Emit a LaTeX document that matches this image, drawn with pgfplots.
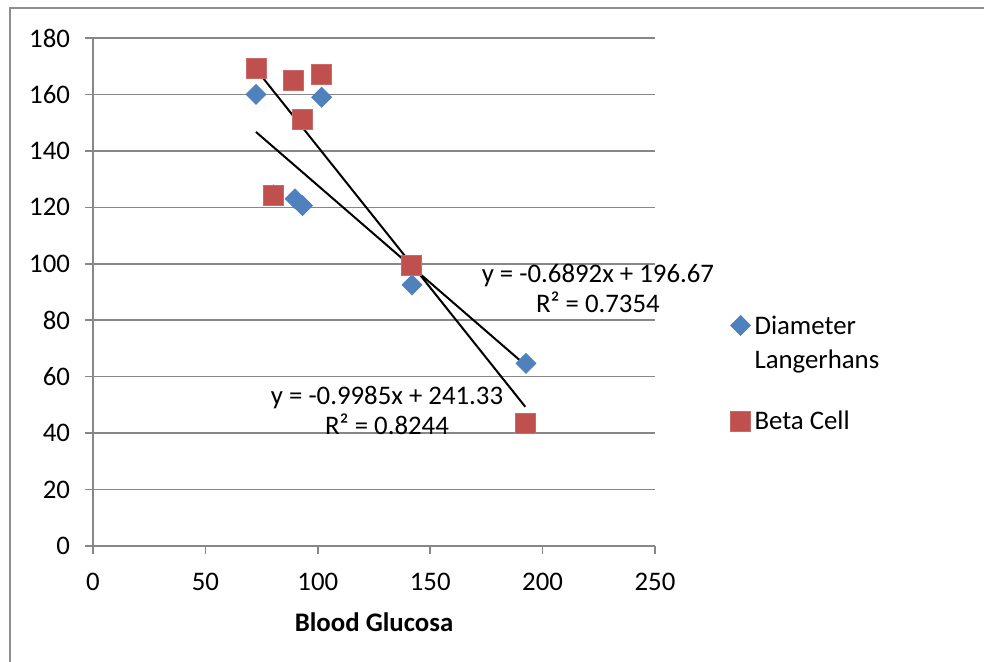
\documentclass[border=0pt]{standalone}
\usepackage{fontspec}
\setmainfont{Carlito}
\usepackage{pgfplots}
\pgfplotsset{compat=1.18}
\definecolor{exblue}{HTML}{4F81BD}
\definecolor{exred}{HTML}{C0504D}
\definecolor{gridgray}{HTML}{878787}
\definecolor{framegray}{HTML}{8E8E8E}
\begin{document}
\begin{tikzpicture}
\useasboundingbox (-46.5pt,-58pt) rectangle (445.5pt,273pt);
\begin{axis}[
  at={(0,0)}, anchor=south west,
  scale only axis, width=281pt, height=254pt,
  xmin=0, xmax=250, ymin=0, ymax=180,
  xtick={0,50,...,250}, ytick={0,20,...,180},
  axis x line=bottom, axis y line=left,
  axis line style={-, gridgray, line width=0.8pt},
  ymajorgrids, grid style={gridgray, line width=0.8pt},
  tick style={gridgray, line width=0.8pt},
  tick align=outside, major tick length=4pt,
  font=\fontsize{13.4}{17}\selectfont,
  /pgf/number format/assume math mode=true,
  xticklabel style={yshift=-6pt},
  yticklabel style={xshift=-4pt},
  xlabel={\textbf{Blood Glucosa}},
  xlabel style={yshift=-4pt},
  clip=false,
  legend style={draw=none, fill=none, at={(1.123,0.47)}, anchor=north west,
    cells={anchor=base west, align=left}, row sep=16pt, font=\fontsize{13.4}{17}\selectfont},
  legend image code/.code={\draw[#1] plot coordinates {(4pt,4.3pt)};},
]
\addplot[only marks, mark=square*, mark size=3.5pt, mark options={rotate=45, fill=exblue, draw=exblue},
  legend image post style={yshift=17pt}]
  coordinates {(72.5,160) (80.2,124.4) (89.9,123) (93.2,120.6) (101.7,159) (141.9,92.5) (192.6,64.7)};
\addlegendentry{Diameter\\Langerhans}
\addplot[only marks, mark=square*, mark size=5pt, mark options={fill=exred, draw=exred!85!white}]
  coordinates {(72.5,169.3) (80.2,124.4) (89.2,165.1) (93.2,151) (101.6,167.2) (141.7,99.3) (192.3,43.5)};
\addlegendentry{Beta Cell}
\addplot[black, line width=1pt, forget plot] coordinates {(72.5,146.70) (192.6,63.93)};
\addplot[black, line width=1pt, forget plot] coordinates {(72.5,168.94) (192.3,49.32)};
\node[align=center, font=\fontsize{13.4}{15}\selectfont] at (axis cs:224.6,91.4) {y = -0.6892x + 196.67\\R² = 0.7354};
\node[align=center, font=\fontsize{13.4}{15}\selectfont] at (axis cs:130.8,48.2) {y = -0.9985x + 241.33\\R² = 0.8244};
\end{axis}
\draw[framegray, line width=1pt] (-41.5pt,-60pt) -- (-41.5pt,269pt) -- (450pt,269pt);
\end{tikzpicture}
\end{document}
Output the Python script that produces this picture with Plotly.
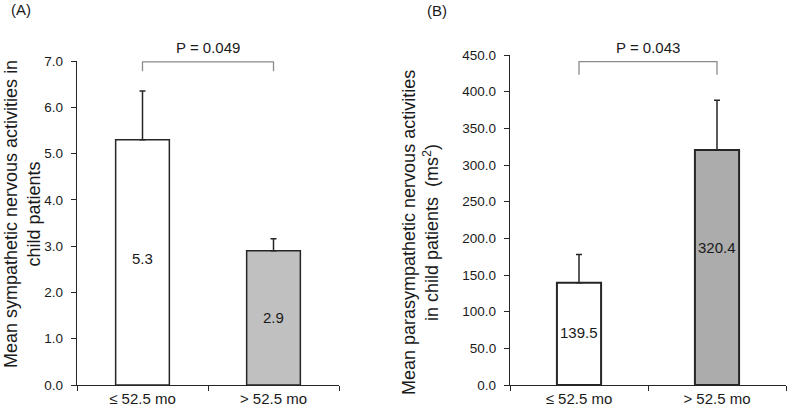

PROBLEM DETAILS: Pictures are to be left out; repeat all the remaining data exactly.

CORRECT RESPONSE:
Emit a LaTeX document that matches this image, drawn with pgfplots.
\documentclass[border=0pt]{standalone}
\usepackage{fontspec}
\setmainfont{Carlito}
\usepackage{pgfplots}
\pgfplotsset{compat=1.18}
\definecolor{exblue}{HTML}{4F81BD}
\definecolor{exred}{HTML}{C0504D}
\definecolor{gridgray}{HTML}{878787}
\definecolor{framegray}{HTML}{8E8E8E}
\begin{document}
\begin{tikzpicture}
\useasboundingbox (-46.5pt,-58pt) rectangle (445.5pt,273pt);
\begin{axis}[
  at={(0,0)}, anchor=south west,
  scale only axis, width=281pt, height=254pt,
  xmin=0, xmax=250, ymin=0, ymax=180,
  xtick={0,50,...,250}, ytick={0,20,...,180},
  axis x line=bottom, axis y line=left,
  axis line style={-, gridgray, line width=0.8pt},
  ymajorgrids, grid style={gridgray, line width=0.8pt},
  tick style={gridgray, line width=0.8pt},
  tick align=outside, major tick length=4pt,
  font=\fontsize{13.4}{17}\selectfont,
  /pgf/number format/assume math mode=true,
  xticklabel style={yshift=-6pt},
  yticklabel style={xshift=-4pt},
  xlabel={\textbf{Blood Glucosa}},
  xlabel style={yshift=-4pt},
  clip=false,
  legend style={draw=none, fill=none, at={(1.123,0.47)}, anchor=north west,
    cells={anchor=base west, align=left}, row sep=16pt, font=\fontsize{13.4}{17}\selectfont},
  legend image code/.code={\draw[#1] plot coordinates {(4pt,4.3pt)};},
]
\addplot[only marks, mark=square*, mark size=3.5pt, mark options={rotate=45, fill=exblue, draw=exblue},
  legend image post style={yshift=17pt}]
  coordinates {(72.5,160) (80.2,124.4) (89.9,123) (93.2,120.6) (101.7,159) (141.9,92.5) (192.6,64.7)};
\addlegendentry{Diameter\\Langerhans}
\addplot[only marks, mark=square*, mark size=5pt, mark options={fill=exred, draw=exred!85!white}]
  coordinates {(72.5,169.3) (80.2,124.4) (89.2,165.1) (93.2,151) (101.6,167.2) (141.7,99.3) (192.3,43.5)};
\addlegendentry{Beta Cell}
\addplot[black, line width=1pt, forget plot] coordinates {(72.5,146.70) (192.6,63.93)};
\addplot[black, line width=1pt, forget plot] coordinates {(72.5,168.94) (192.3,49.32)};
\node[align=center, font=\fontsize{13.4}{15}\selectfont] at (axis cs:224.6,91.4) {y = -0.6892x + 196.67\\R² = 0.7354};
\node[align=center, font=\fontsize{13.4}{15}\selectfont] at (axis cs:130.8,48.2) {y = -0.9985x + 241.33\\R² = 0.8244};
\end{axis}
\draw[framegray, line width=1pt] (-41.5pt,-60pt) -- (-41.5pt,269pt) -- (450pt,269pt);
\end{tikzpicture}
\end{document}
Output the Python script that produces this picture with Plotly.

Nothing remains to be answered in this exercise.